If you just want the TLDR:
1. Check that the size of your image is 1200 x 630 and ideally below 1 megabyte (not sure what the exact limit is as it is not mentioned anywhere - below this number has worked for me)
2. Change the name of the route of the URL you are trying to share to make Twitter think this is a new route
Opengraph is very easy. Define a route, style the component and we're good. However, my biggest struggle with opengraph images was X's cache. Once upon a time I was asked to create an opengraph image for an important URL linking to Julius' blog for a Founding Product Designer role. The "hardcoded" .png format image and specifying it inside of the individual route's metadata took 2 minutes. However, I committed a few mistakes that are barely mentioned anywhere on the web:
Posted the URL beforehand to see how it looks currently. Twitter cached the image related to the URL.

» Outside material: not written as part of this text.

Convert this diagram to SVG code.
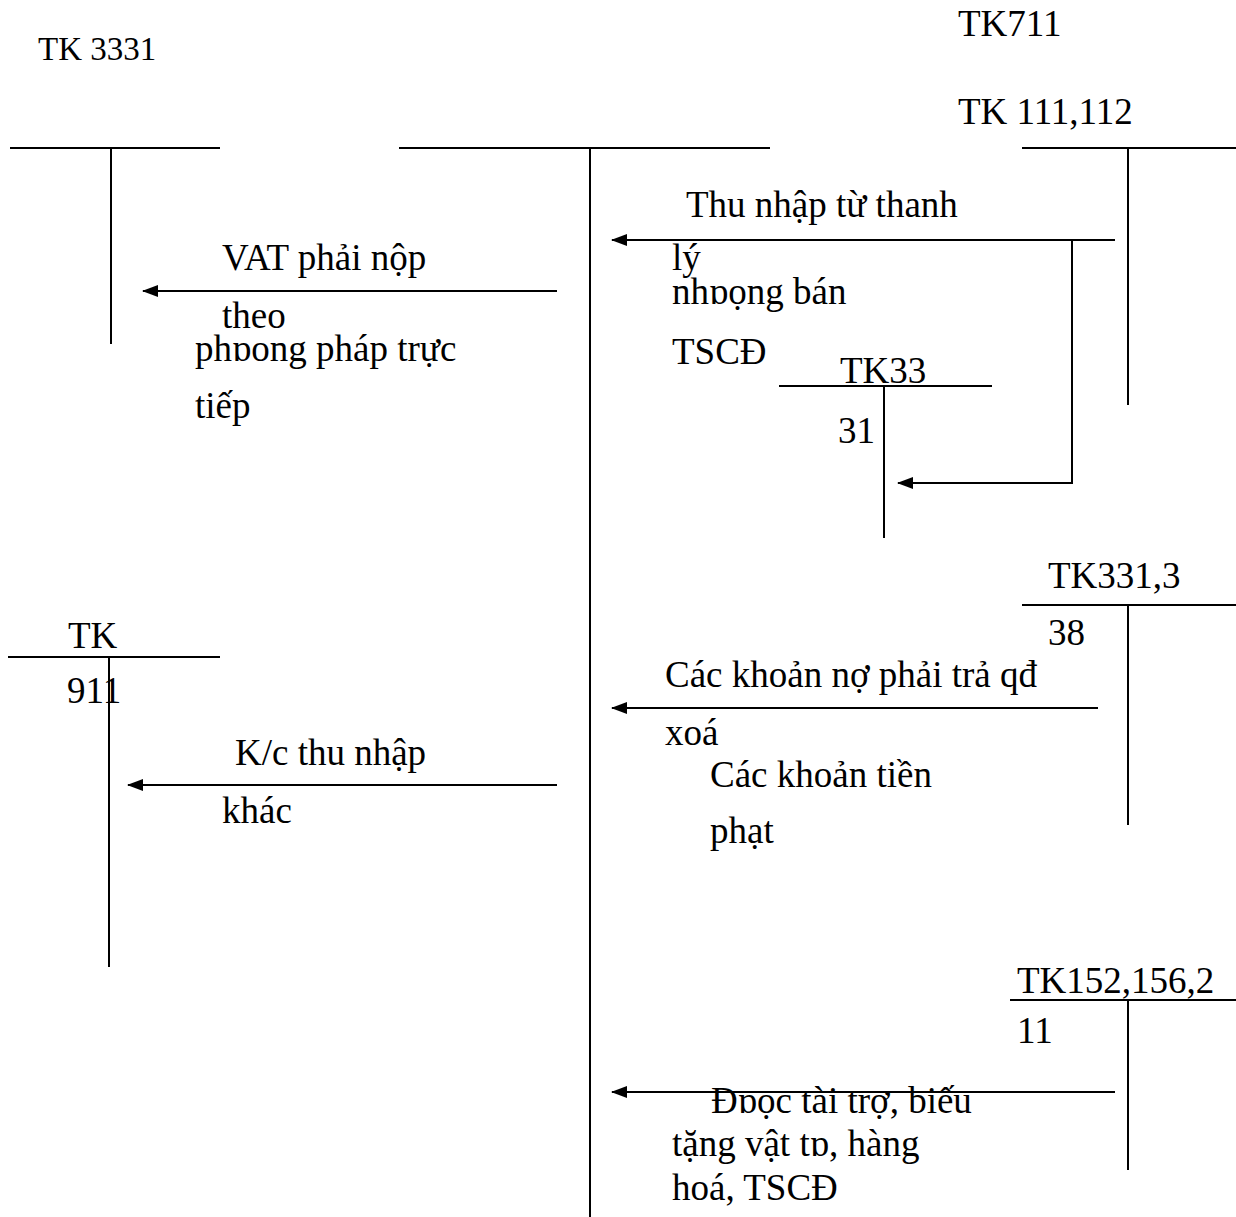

Did not check the size of the image. No one cares about opengraph image sizes - except for Twitter. I had a 9000(ish) by 7000(ish) resolution and a total size of about 7 megabytes. Turns out opengraph image won't work with Twitter above a certain size. Reducing it to the standard opengraph size of 1,200 x 630 did the trick.
I spent 4 hours trying to hunt down why was it not updating on Twitter. I redeployed the site multiple times after reducing the size of the image. The image finally worked on my dev deployment. But production still did not show an image. The final boss was to invalidate the cache by renaming my route to something slightly different to create a new cache for a new URL.